**Aim of the task:**
Copy the material that follows word for word and omit its pictures.

========================================

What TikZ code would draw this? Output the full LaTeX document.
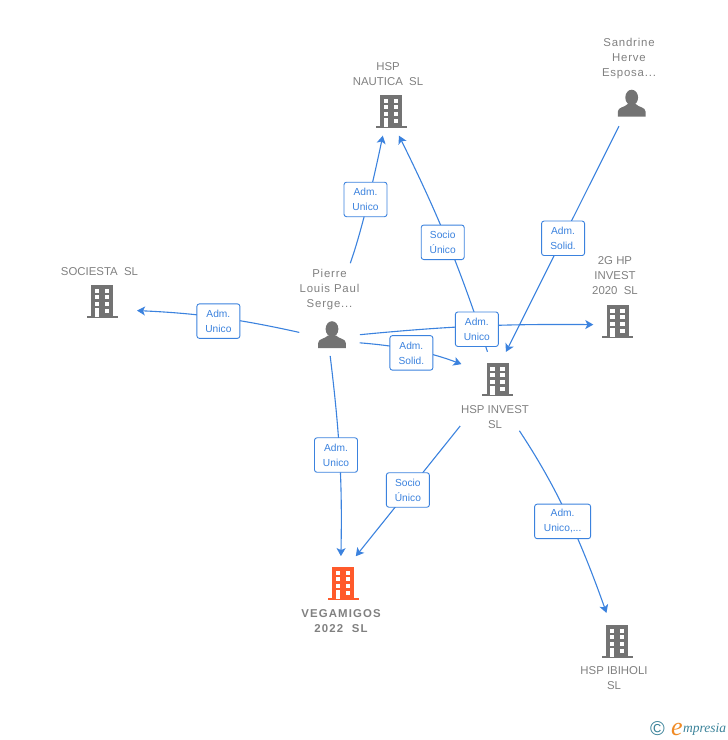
\documentclass[tikz,border=0pt]{standalone}
\usepackage{fontspec}
\setmainfont{Liberation Sans}
\newfontfamily\brandfont{Liberation Serif}
\usetikzlibrary{arrows.meta}
\definecolor{linkBlue}{HTML}{3B82DE}
\definecolor{iconGrey}{HTML}{737373}
\definecolor{iconOrange}{HTML}{FF5A2B}
\definecolor{textGrey}{HTML}{808080}
\definecolor{brandTeal}{HTML}{3A8299}
\definecolor{brandOrange}{HTML}{F08A24}
\tikzset{
  hub/.style={circle,minimum size=42pt,inner sep=0pt,outer sep=0pt},
  caption/.style={align=center,text=textGrey,font=\fontsize{11.4}{15}\selectfont,inner sep=0pt},
  spaced/.style={font=\fontsize{11.4}{15}\selectfont\addfontfeature{LetterSpace=7}},
  tag/.style={draw=linkBlue,fill=white,rounded corners=2.5pt,line width=.9pt,align=center,
    text=linkBlue,font=\fontsize{10.2}{15}\selectfont,minimum width=43pt,minimum height=34.5pt,inner sep=0pt},
  link/.style={draw=linkBlue,line width=1.1pt,-{Stealth[length=8pt,width=9pt,inset=2pt]}},
  pics/building/.style={code={
    \fill[#1] (-11,-16) rectangle (11,15.5);
    \fill[#1] (-15.5,15) rectangle (15.5,17);
    \foreach \px in {-5,5}
      \foreach \py in {-10,-4,3}
        \fill[white] (\px-2.3,\py-2.2) rectangle (\px+2.3,\py+2.2);
    \fill[white] (5-2.3,10-2.2) rectangle (5+2.3,10+2.2);
    \fill[white] (-5-2.3,7) rectangle (-5+2.3,15.5);
  }},
  pics/person/.style={code={
    \fill[iconGrey] (0,-6) ellipse [x radius=6.4,y radius=7.8];
    \fill[iconGrey] (-13.8,13) -- (-13.8,8) .. controls (-13.8,3.5) and (-7,4) .. (-4,0.5)
      -- (4,0.5) .. controls (7,4) and (13.8,3.5) .. (13.8,8) -- (13.8,13) -- cycle;
  }}
}
\begin{document}
\begin{tikzpicture}[x=1pt,y=-1pt]
  \useasboundingbox (0,0) rectangle (728,740);

  \begin{scope}[every node/.style={hub}]
    \node (nautica)  at (391,111) {};
    \node (sandrine) at (631.7,103.5) {};
    \node (sociesta) at (102,301) {};
    \node (pierre)   at (332,335) {};
    \node (twog)     at (617.5,321) {};
    \node (invest)   at (497.5,379) {};
    \node (vegamigos) at (343,583) {};
    \node (ibiholi)  at (617,641) {};
  \end{scope}

  \foreach \n in {nautica,sociesta,twog,invest,ibiholi}
    \pic at (\n) {building=iconGrey};
  \pic at (vegamigos) {building=iconOrange};
  \foreach \n in {pierre,sandrine}
    \pic at (\n) {person};

  \begin{scope}[every node/.style={caption}]
    \node (nauticaT)  at (388,74.5) {HSP\\NAUTICA~~SL};
    \node[spaced] (sandrineT) at (629,59) {Sandrine\\Herve\\Esposa...};
    \node (sociestaT) at (99.5,272) {SOCIESTA~~SL};
    \node[spaced] (pierreT)   at (329.5,290) {Pierre\\Louis Paul\\Serge...};
    \node (twogT)     at (615,276) {2G HP\\INVEST\\2020~~SL};
    \node (investT)   at (495,417.5) {HSP INVEST\\SL};
    \node[font=\fontsize{11.4}{15}\selectfont\bfseries\addfontfeature{LetterSpace=10}] (vegamigosT) at (341,621.5) {VEGAMIGOS\\2022~~SL};
    \node (ibiholiT)  at (614,678.5) {HSP IBIHOLI\\SL};
  \end{scope}

  \path (pierre.180) edge[link,bend right=5,shorten <=12pt,shorten >=16pt]
    node[tag,pos=.49,yshift=-3.3pt] (tagSociesta) {Adm.\\Unico} (sociesta.-25);
  \path (pierre.90) edge[link,bend right=4,shorten <=54pt,shorten >=5pt]
    node[tag,pos=.65,xshift=-3pt,yshift=-1.5pt] (tagNauticaA) {Adm.\\Unico} (nautica.250);
  \path (invest.111) edge[link,bend right=4,shorten <=8pt,shorten >=5pt]
    node[tag,pos=.51,xshift=-4.5pt,yshift=-1pt] (tagNauticaB) {Socio\\Único} (nautica.-74.4);
  \path (pierre.-1.4) edge[link,bend left=3,shorten <=7pt,shorten >=3.5pt]
    node[tag,pos=.505,xshift=1pt,yshift=-3pt] (tagTwog) {Adm.\\Unico} (twog.190);
  \path (pierre.-20) edge[link,bend left=8,shorten <=8pt,shorten >=18pt]
    node[tag,pos=.47,xshift=-1.3pt,yshift=-2.5pt] (tagInvest) {Adm.\\Solid.} (invest.156.5);
  \path (pierre.265.6) edge[link,bend left=4,shorten >=6pt]
    node[tag,pos=.48,xshift=-3.5pt] (tagVegaA) {Adm.\\Unico} (vegamigos.96.3);
  \path (sandrine.240.6) edge[link,shorten <=5pt,shorten >=7.5pt]
    node[tag,pos=.49,yshift=-.5pt] (tagSandrine) {Adm.\\Solid.} (invest.76.9);
  \path (invest.232.7) edge[link,shorten <=39pt,shorten >=9pt]
    node[tag,pos=.563,xshift=-1pt] (tagVegaB) {Socio\\Único} (vegamigos.70);
  \path (invest.-86) edge[link,bend left=7,shorten <=37pt,shorten >=9pt]
    node[tag,pos=.55,xshift=-4.5pt,yshift=-4.5pt,minimum width=56pt] (tagIbiholi) {Adm.\\Unico,...} (ibiholi.111.4);

  \node[inner sep=0pt,text=brandTeal,font=\fontsize{20}{20}\selectfont] (brandC) at (657.5,729) {©};
  \node[inner sep=0pt,text=brandOrange,font=\brandfont\itshape\fontsize{26}{26}\selectfont] (brandE) at (677,729) {e};
  \node[inner sep=0pt,anchor=west,text=brandTeal,font=\brandfont\itshape\fontsize{13.5}{14}\selectfont] (brandT) at (683,729.5) {mpresia};
\end{tikzpicture}
\end{document}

========================================

**The result:**
What TikZ code would draw this? Output the full LaTeX document.
\documentclass[tikz,border=0pt]{standalone}
\usepackage{fontspec}
\setmainfont{Liberation Sans}
\newfontfamily\brandfont{Liberation Serif}
\usetikzlibrary{arrows.meta}
\definecolor{linkBlue}{HTML}{3B82DE}
\definecolor{iconGrey}{HTML}{737373}
\definecolor{iconOrange}{HTML}{FF5A2B}
\definecolor{textGrey}{HTML}{808080}
\definecolor{brandTeal}{HTML}{3A8299}
\definecolor{brandOrange}{HTML}{F08A24}
\tikzset{
  hub/.style={circle,minimum size=42pt,inner sep=0pt,outer sep=0pt},
  caption/.style={align=center,text=textGrey,font=\fontsize{11.4}{15}\selectfont,inner sep=0pt},
  spaced/.style={font=\fontsize{11.4}{15}\selectfont\addfontfeature{LetterSpace=7}},
  tag/.style={draw=linkBlue,fill=white,rounded corners=2.5pt,line width=.9pt,align=center,
    text=linkBlue,font=\fontsize{10.2}{15}\selectfont,minimum width=43pt,minimum height=34.5pt,inner sep=0pt},
  link/.style={draw=linkBlue,line width=1.1pt,-{Stealth[length=8pt,width=9pt,inset=2pt]}},
  pics/building/.style={code={
    \fill[#1] (-11,-16) rectangle (11,15.5);
    \fill[#1] (-15.5,15) rectangle (15.5,17);
    \foreach \px in {-5,5}
      \foreach \py in {-10,-4,3}
        \fill[white] (\px-2.3,\py-2.2) rectangle (\px+2.3,\py+2.2);
    \fill[white] (5-2.3,10-2.2) rectangle (5+2.3,10+2.2);
    \fill[white] (-5-2.3,7) rectangle (-5+2.3,15.5);
  }},
  pics/person/.style={code={
    \fill[iconGrey] (0,-6) ellipse [x radius=6.4,y radius=7.8];
    \fill[iconGrey] (-13.8,13) -- (-13.8,8) .. controls (-13.8,3.5) and (-7,4) .. (-4,0.5)
      -- (4,0.5) .. controls (7,4) and (13.8,3.5) .. (13.8,8) -- (13.8,13) -- cycle;
  }}
}
\begin{document}
\begin{tikzpicture}[x=1pt,y=-1pt]
  \useasboundingbox (0,0) rectangle (728,740);

  \begin{scope}[every node/.style={hub}]
    \node (nautica)  at (391,111) {};
    \node (sandrine) at (631.7,103.5) {};
    \node (sociesta) at (102,301) {};
    \node (pierre)   at (332,335) {};
    \node (twog)     at (617.5,321) {};
    \node (invest)   at (497.5,379) {};
    \node (vegamigos) at (343,583) {};
    \node (ibiholi)  at (617,641) {};
  \end{scope}

  \foreach \n in {nautica,sociesta,twog,invest,ibiholi}
    \pic at (\n) {building=iconGrey};
  \pic at (vegamigos) {building=iconOrange};
  \foreach \n in {pierre,sandrine}
    \pic at (\n) {person};

  \begin{scope}[every node/.style={caption}]
    \node (nauticaT)  at (388,74.5) {HSP\\NAUTICA~~SL};
    \node[spaced] (sandrineT) at (629,59) {Sandrine\\Herve\\Esposa...};
    \node (sociestaT) at (99.5,272) {SOCIESTA~~SL};
    \node[spaced] (pierreT)   at (329.5,290) {Pierre\\Louis Paul\\Serge...};
    \node (twogT)     at (615,276) {2G HP\\INVEST\\2020~~SL};
    \node (investT)   at (495,417.5) {HSP INVEST\\SL};
    \node[font=\fontsize{11.4}{15}\selectfont\bfseries\addfontfeature{LetterSpace=10}] (vegamigosT) at (341,621.5) {VEGAMIGOS\\2022~~SL};
    \node (ibiholiT)  at (614,678.5) {HSP IBIHOLI\\SL};
  \end{scope}

  \path (pierre.180) edge[link,bend right=5,shorten <=12pt,shorten >=16pt]
    node[tag,pos=.49,yshift=-3.3pt] (tagSociesta) {Adm.\\Unico} (sociesta.-25);
  \path (pierre.90) edge[link,bend right=4,shorten <=54pt,shorten >=5pt]
    node[tag,pos=.65,xshift=-3pt,yshift=-1.5pt] (tagNauticaA) {Adm.\\Unico} (nautica.250);
  \path (invest.111) edge[link,bend right=4,shorten <=8pt,shorten >=5pt]
    node[tag,pos=.51,xshift=-4.5pt,yshift=-1pt] (tagNauticaB) {Socio\\Único} (nautica.-74.4);
  \path (pierre.-1.4) edge[link,bend left=3,shorten <=7pt,shorten >=3.5pt]
    node[tag,pos=.505,xshift=1pt,yshift=-3pt] (tagTwog) {Adm.\\Unico} (twog.190);
  \path (pierre.-20) edge[link,bend left=8,shorten <=8pt,shorten >=18pt]
    node[tag,pos=.47,xshift=-1.3pt,yshift=-2.5pt] (tagInvest) {Adm.\\Solid.} (invest.156.5);
  \path (pierre.265.6) edge[link,bend left=4,shorten >=6pt]
    node[tag,pos=.48,xshift=-3.5pt] (tagVegaA) {Adm.\\Unico} (vegamigos.96.3);
  \path (sandrine.240.6) edge[link,shorten <=5pt,shorten >=7.5pt]
    node[tag,pos=.49,yshift=-.5pt] (tagSandrine) {Adm.\\Solid.} (invest.76.9);
  \path (invest.232.7) edge[link,shorten <=39pt,shorten >=9pt]
    node[tag,pos=.563,xshift=-1pt] (tagVegaB) {Socio\\Único} (vegamigos.70);
  \path (invest.-86) edge[link,bend left=7,shorten <=37pt,shorten >=9pt]
    node[tag,pos=.55,xshift=-4.5pt,yshift=-4.5pt,minimum width=56pt] (tagIbiholi) {Adm.\\Unico,...} (ibiholi.111.4);

  \node[inner sep=0pt,text=brandTeal,font=\fontsize{20}{20}\selectfont] (brandC) at (657.5,729) {©};
  \node[inner sep=0pt,text=brandOrange,font=\brandfont\itshape\fontsize{26}{26}\selectfont] (brandE) at (677,729) {e};
  \node[inner sep=0pt,anchor=west,text=brandTeal,font=\brandfont\itshape\fontsize{13.5}{14}\selectfont] (brandT) at (683,729.5) {mpresia};
\end{tikzpicture}
\end{document}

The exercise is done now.